Articles | Volume 12, issue 22
Atmos. Chem. Phys., 12, 10925–10943, 2012

Special issue: Water Vapour in the Climate System (WAVACS) COST action: observations,...

Atmos. Chem. Phys., 12, 10925–10943, 2012

Research article 20 Nov 2012

Research article | 20 Nov 2012

A multi-instrument comparison of integrated water vapour measurements at a high latitude site

S. A. Buehler1, S. Östman1, C. Melsheimer2, G. Holl1, S. Eliasson1, V. O. John3, T. Blumenstock4, F. Hase4, G. Elgered5, U. Raffalski6, T. Nasuno7, M. Satoh8, M. Milz1, and J. Mendrok1 S. A. Buehler et al.
  • 1Department of Computer Science, Electrical and Space Engineering, Luleå University of Technology, Kiruna, Sweden
  • 2Institute of Environmental Physics, University of Bremen, Bremen, Germany
  • 3Met Office Hadley Centre, Exeter, UK
  • 4Karlsruhe Institute of Technology (KIT), Institute for Meteorology and Climate Research (IMK-ASF), Karlsruhe, Germany
  • 5Department of Earth and Space Sciences, Chalmers University of Technology, Onsala Space Observatory, Onsala, Sweden
  • 6The Swedish Institute of Space Physics, Kiruna, Sweden
  • 7Research Institute for Global Change, Japan Agency for Marine-Earth Science and Technology, Yokohama, Japan
  • 8Atmosphere and Ocean Research Institute, University of Tokyo, Tokyo, Japan

Abstract. We compare measurements of integrated water vapour (IWV) over a subarctic site (Kiruna, Northern Sweden) from five different sensors and retrieval methods: Radiosondes, Global Positioning System (GPS), ground-based Fourier-transform infrared (FTIR) spectrometer, ground-based microwave radiometer, and satellite-based microwave radiometer (AMSU-B). Additionally, we compare also to ERA-Interim model reanalysis data. GPS-based IWV data have the highest temporal coverage and resolution and are chosen as reference data set. All datasets agree reasonably well, but the ground-based microwave instrument only if the data are cloud-filtered.
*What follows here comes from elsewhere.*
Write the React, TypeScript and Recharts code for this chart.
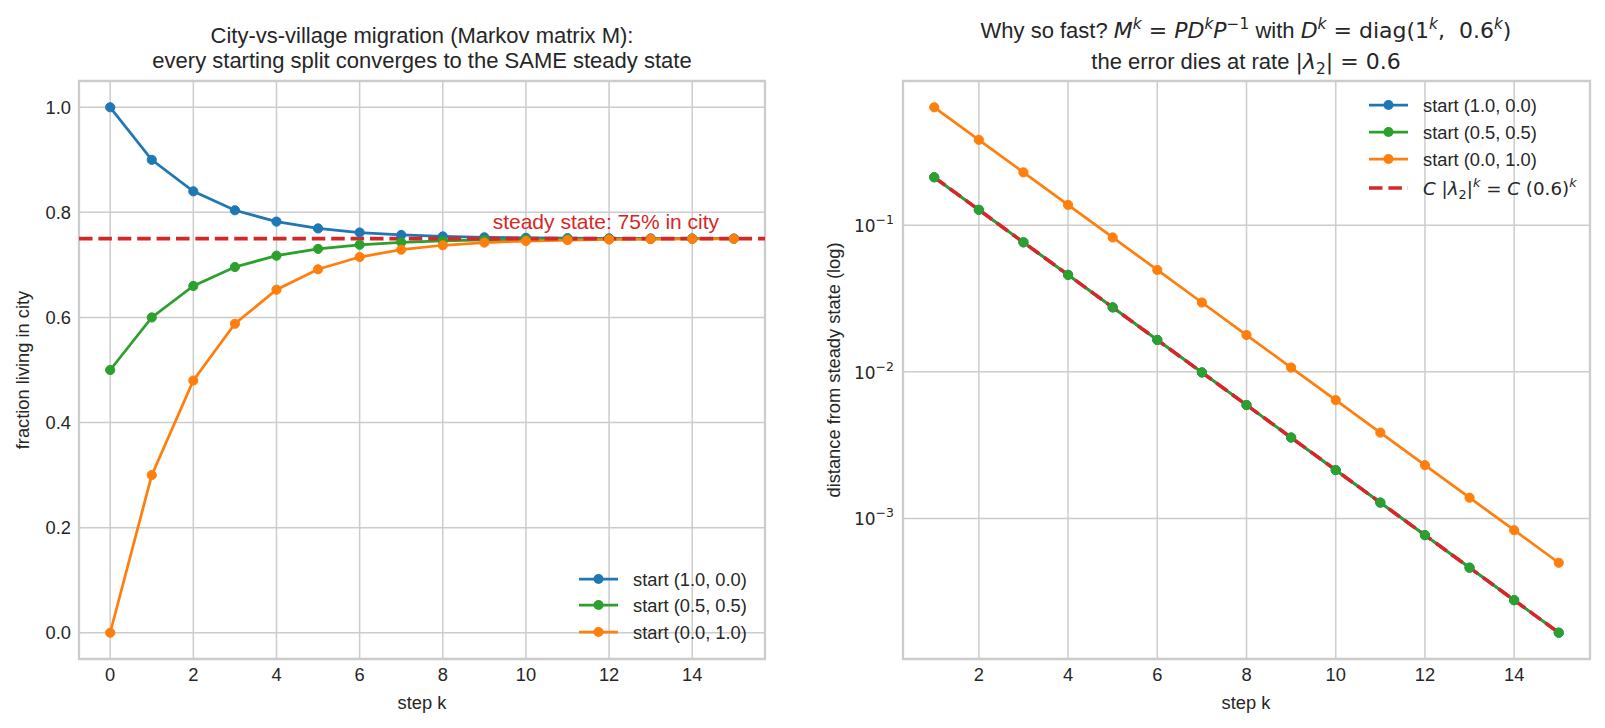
import React from "react";
import { LineChart, Line, XAxis, YAxis, CartesianGrid, ReferenceLine, ReferenceArea, ReferenceDot } from "recharts";

// step index k
const steps = [0, 1, 2, 3, 4, 5, 6, 7, 8, 9, 10, 11, 12, 13, 14, 15];

// share of population living in the city, per starting split
const fromCity = [1.0, 0.9, 0.84, 0.804, 0.7824, 0.76944, 0.761664, 0.756998, 0.754199, 0.752519, 0.751512, 0.750907, 0.750544, 0.750327, 0.750196, 0.750118];
const evenSplit = [0.5, 0.6, 0.66, 0.696, 0.7176, 0.73056, 0.738336, 0.743002, 0.745801, 0.747481, 0.748488, 0.749093, 0.749456, 0.749673, 0.749804, 0.749882];
const fromVillage = [0.0, 0.3, 0.48, 0.588, 0.6528, 0.69168, 0.715008, 0.729005, 0.737403, 0.742442, 0.745465, 0.747279, 0.748367, 0.74902, 0.749412, 0.749647];
const steadyShare = 0.75;

// distance from the steady state, k = 1..15
const errSteps = [1, 2, 3, 4, 5, 6, 7, 8, 9, 10, 11, 12, 13, 14, 15];
const errCity = [0.212132, 0.127279, 0.0763675, 0.0458205, 0.0274923, 0.0164954, 0.00989723, 0.00593834, 0.003563, 0.0021378, 0.00128268, 0.000769608, 0.000461765, 0.000277059, 0.000166235];
const errEven = [0.212132, 0.127279, 0.0763675, 0.0458205, 0.0274923, 0.0164954, 0.00989723, 0.00593834, 0.003563, 0.0021378, 0.00128268, 0.000769608, 0.000461765, 0.000277059, 0.000166235];
const errVillage = [0.636396, 0.381838, 0.229103, 0.137462, 0.082477, 0.0494862, 0.0296917, 0.017815, 0.010689, 0.0064134, 0.00384804, 0.00230882, 0.00138529, 0.000831177, 0.000498706];
const errRate = [0.212132, 0.127279, 0.0763675, 0.0458205, 0.0274923, 0.0164954, 0.00989723, 0.00593834, 0.003563, 0.0021378, 0.00128268, 0.000769608, 0.000461765, 0.000277059, 0.000166235];

const leftXTicks = [0, 2, 4, 6, 8, 10, 12, 14];
const leftYTicks = [0, 0.2, 0.4, 0.6, 0.8, 1.0];
const rightXTicks = [2, 4, 6, 8, 10, 12, 14];
const rightYTicks = [0.1, 0.01, 0.001];

const legendLabels = ["start (1.0, 0.0)", "start (0.5, 0.5)", "start (0.0, 1.0)"];

const BLUE = "#1f77b4";
const GREEN = "#2ca02c";
const ORANGE = "#ff7f0e";
const RED = "#d62728";
const GRID = "#cccccc";
const INK = "#262626";
const SANS = "'Liberation Sans', Arial, sans-serif";
const MATH = "'DejaVu Sans', sans-serif";
const FS = 18.3;

const leftData = steps.map((k, i) => ({ k, a: fromCity[i], b: evenSplit[i], c: fromVillage[i] }));
const rightData = errSteps.map((k, i) => ({ k, a: errCity[i], b: errEven[i], c: errVillage[i], r: errRate[i] }));

const tickStyle = { fill: INK, fontSize: FS, fontFamily: SANS };
const dotFor = (c: string) => ({ r: 4.6, fill: c, stroke: c, strokeWidth: 1 });

const PowTick = ({ x, y, payload }: any) => {
  const e = Math.round(Math.log10(payload.value));
  return (
    <text x={x} y={y + 7} textAnchor="end" fill={INK} fontFamily={MATH} fontSize={17}>
      <tspan>10</tspan>
      <tspan fontSize={12.5} dy={-8}>{"\u2212" + Math.abs(e)}</tspan>
    </text>
  );
};

const SteadyLabel = ({ viewBox }: any) => (
  <text x={viewBox.x} y={viewBox.y} fill={RED} fontSize={21} fontFamily={SANS}>
    steady state: 75% in city
  </text>
);

const LegendRow = ({ y, color, label, dashed }: { y: number; color: string; label: React.ReactNode; dashed?: boolean }) => (
  <g transform={`translate(0, ${y})`}>
    {dashed ? (
      <line x1={0} x2={39} y1={0} y2={0} stroke={color} strokeWidth={3.6} strokeDasharray="13.5 5.9" />
    ) : (
      <>
        <line x1={0} x2={39} y1={0} y2={0} stroke={color} strokeWidth={2.75} />
        <circle cx={19.5} cy={0} r={5} fill={color} />
      </>
    )}
    <text x={54} y={6.5} fill={INK} fontSize={FS} fontFamily={SANS}>
      {label}
    </text>
  </g>
);

const it = { fontFamily: MATH, fontStyle: "italic" } as const;
const up = { fontFamily: MATH, fontStyle: "normal" } as const;

const Annotations = () => (
  <svg width={1605} height={728} style={{ position: "absolute", left: 0, top: 0, pointerEvents: "none" }}>
    {/* left panel titles and labels */}
    <text x={422} y={42.5} textAnchor="middle" fill={INK} fontSize={22} fontFamily={SANS}>
      City-vs-village migration (Markov matrix M):
    </text>
    <text x={422} y={68} textAnchor="middle" fill={INK} fontSize={22} fontFamily={SANS}>
      every starting split converges to the SAME steady state
    </text>
    <text x={422} y={709} textAnchor="middle" fill={INK} fontSize={FS} fontFamily={SANS}>
      step k
    </text>
    <text x={28.5} y={370} textAnchor="middle" fill={INK} fontSize={FS} fontFamily={SANS} transform="rotate(-90 28.5 370)">
      fraction living in city
    </text>

    {/* right panel titles and labels */}
    <text x={1246} y={38} textAnchor="middle" fill={INK} fontSize={22} fontFamily={SANS} style={{ whiteSpace: "pre" }}>
      <tspan>Why so fast? </tspan>
      <tspan style={it}>M</tspan>
      <tspan style={it} fontSize={15.4} dy={-9}>k</tspan>
      <tspan style={up} dy={9}> = </tspan>
      <tspan style={it}>PD</tspan>
      <tspan style={it} fontSize={15.4} dy={-9}>k</tspan>
      <tspan style={it} dy={9}>P</tspan>
      <tspan style={up} fontSize={15.4} dy={-9}>{"\u22121"}</tspan>
      <tspan dy={9}> with </tspan>
      <tspan style={it}>D</tspan>
      <tspan style={it} fontSize={15.4} dy={-9}>k</tspan>
      <tspan style={up} dy={9}> = diag(1</tspan>
      <tspan style={it} fontSize={15.4} dy={-9}>k</tspan>
      <tspan style={up} dy={9}>,  0.6</tspan>
      <tspan style={it} fontSize={15.4} dy={-9}>k</tspan>
      <tspan style={up} dy={9}>)</tspan>
    </text>
    <text x={1246} y={69} textAnchor="middle" fill={INK} fontSize={22} fontFamily={SANS} style={{ whiteSpace: "pre" }}>
      <tspan>the error dies at rate </tspan>
      <tspan style={up}>|</tspan>
      <tspan style={it}>λ</tspan>
      <tspan style={up} fontSize={15.4} dy={5}>2</tspan>
      <tspan style={up} dy={-5}>| = 0.6</tspan>
    </text>
    <text x={1246} y={709} textAnchor="middle" fill={INK} fontSize={FS} fontFamily={SANS}>
      step k
    </text>
    <text x={840} y={370} textAnchor="middle" fill={INK} fontSize={FS} fontFamily={SANS} transform="rotate(-90 840 370)">
      distance from steady state (log)
    </text>

    {/* left legend */}
    <g transform="translate(579, 0)">
      <LegendRow y={579} color={BLUE} label={legendLabels[0]} />
      <LegendRow y={605} color={GREEN} label={legendLabels[1]} />
      <LegendRow y={632} color={ORANGE} label={legendLabels[2]} />
    </g>

    {/* right legend */}
    <g transform="translate(1369, 0)">
      <LegendRow y={105} color={BLUE} label={legendLabels[0]} />
      <LegendRow y={132} color={GREEN} label={legendLabels[1]} />
      <LegendRow y={159} color={ORANGE} label={legendLabels[2]} />
      <LegendRow
        y={188}
        color={RED}
        dashed
        label={
          <tspan style={{ whiteSpace: "pre" }}>
            <tspan style={it}>C </tspan>
            <tspan style={up}>|</tspan>
            <tspan style={it}>λ</tspan>
            <tspan style={up} fontSize={12.8} dy={4}>2</tspan>
            <tspan style={up} dy={-4}>|</tspan>
            <tspan style={it} fontSize={12.8} dy={-8}>k</tspan>
            <tspan style={up} dy={8}> = </tspan>
            <tspan style={it}>C </tspan>
            <tspan style={up}>(0.6)</tspan>
            <tspan style={it} fontSize={12.8} dy={-8}>k</tspan>
          </tspan>
        }
      />
    </g>
  </svg>
);

const App = () => (
  <div style={{ position: "absolute", left: 0, top: 0, width: 1605, height: 728, background: "#ffffff" }}>
    <div style={{ position: "absolute", left: 0, top: 0 }}>
      <LineChart width={790} height={728} data={leftData} margin={{ top: 81, right: 25, bottom: 0, left: 0 }}>
        <CartesianGrid stroke={GRID} strokeWidth={1.5} />
        <XAxis
          dataKey="k"
          type="number"
          domain={[-0.75, 15.75]}
          ticks={leftXTicks}
          allowDataOverflow
          height={69}
          tick={tickStyle}
          tickLine={false}
          axisLine={false}
          tickSize={0}
          tickMargin={9}
        />
        <YAxis
          type="number"
          domain={[-0.05, 1.05]}
          ticks={leftYTicks}
          allowDataOverflow
          width={79}
          tick={tickStyle}
          tickFormatter={(v: number) => v.toFixed(1)}
          tickLine={false}
          axisLine={false}
          tickSize={0}
          tickMargin={8}
        />
        <ReferenceArea x1={-0.75} x2={15.75} y1={-0.05} y2={1.05} fill="none" stroke={GRID} strokeWidth={2.3} ifOverflow="visible" />
        <Line dataKey="a" stroke={BLUE} strokeWidth={2.75} dot={dotFor(BLUE)} activeDot={false} isAnimationActive={false} />
        <Line dataKey="b" stroke={GREEN} strokeWidth={2.75} dot={dotFor(GREEN)} activeDot={false} isAnimationActive={false} />
        <Line dataKey="c" stroke={ORANGE} strokeWidth={2.75} dot={dotFor(ORANGE)} activeDot={false} isAnimationActive={false} />
        <ReferenceLine y={steadyShare} stroke={RED} strokeWidth={3.6} strokeDasharray="13.5 5.9" ifOverflow="visible" />
        <ReferenceDot x={9.2} y={0.769} r={0} fill="none" stroke="none" ifOverflow="visible" label={SteadyLabel} />
      </LineChart>
    </div>
    <div style={{ position: "absolute", left: 790, top: 0 }}>
      <LineChart width={815} height={728} data={rightData} margin={{ top: 81, right: 15, bottom: 0, left: 0 }}>
        <CartesianGrid stroke={GRID} strokeWidth={1.5} />
        <XAxis
          dataKey="k"
          type="number"
          domain={[0.3, 15.7]}
          ticks={rightXTicks}
          allowDataOverflow
          height={69}
          tick={tickStyle}
          tickLine={false}
          axisLine={false}
          tickSize={0}
          tickMargin={9}
        />
        <YAxis
          type="number"
          scale="log"
          domain={[1.1e-4, 0.962]}
          ticks={rightYTicks}
          allowDataOverflow
          width={113}
          tick={<PowTick />}
          tickLine={false}
          axisLine={false}
          tickSize={0}
          tickMargin={9}
        />
        <ReferenceArea x1={0.3} x2={15.7} y1={1.1e-4} y2={0.962} fill="none" stroke={GRID} strokeWidth={2.3} ifOverflow="visible" />
        <Line dataKey="a" stroke={BLUE} strokeWidth={2.75} dot={dotFor(BLUE)} activeDot={false} isAnimationActive={false} />
        <Line dataKey="b" stroke={GREEN} strokeWidth={2.75} dot={dotFor(GREEN)} activeDot={false} isAnimationActive={false} />
        <Line dataKey="c" stroke={ORANGE} strokeWidth={2.75} dot={dotFor(ORANGE)} activeDot={false} isAnimationActive={false} />
        <Line dataKey="r" stroke={RED} strokeWidth={3.6} strokeDasharray="13.5 5.9" dot={false} activeDot={false} isAnimationActive={false} />
      </LineChart>
    </div>
    <Annotations />
  </div>
);

export default App;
We also address two issues that are general for such intercomparison studies, the impact of different lower altitude limits for the IWV integration, and the impact of representativeness error. We develop methods for correcting for the former, and estimating the random error contribution of the latter. A literature survey reveals that reported systematic differences between different techniques are study-dependent and show no overall consistent pattern. Further improving the absolute accuracy of IWV measurements and providing climate-quality time series therefore remain challenging problems.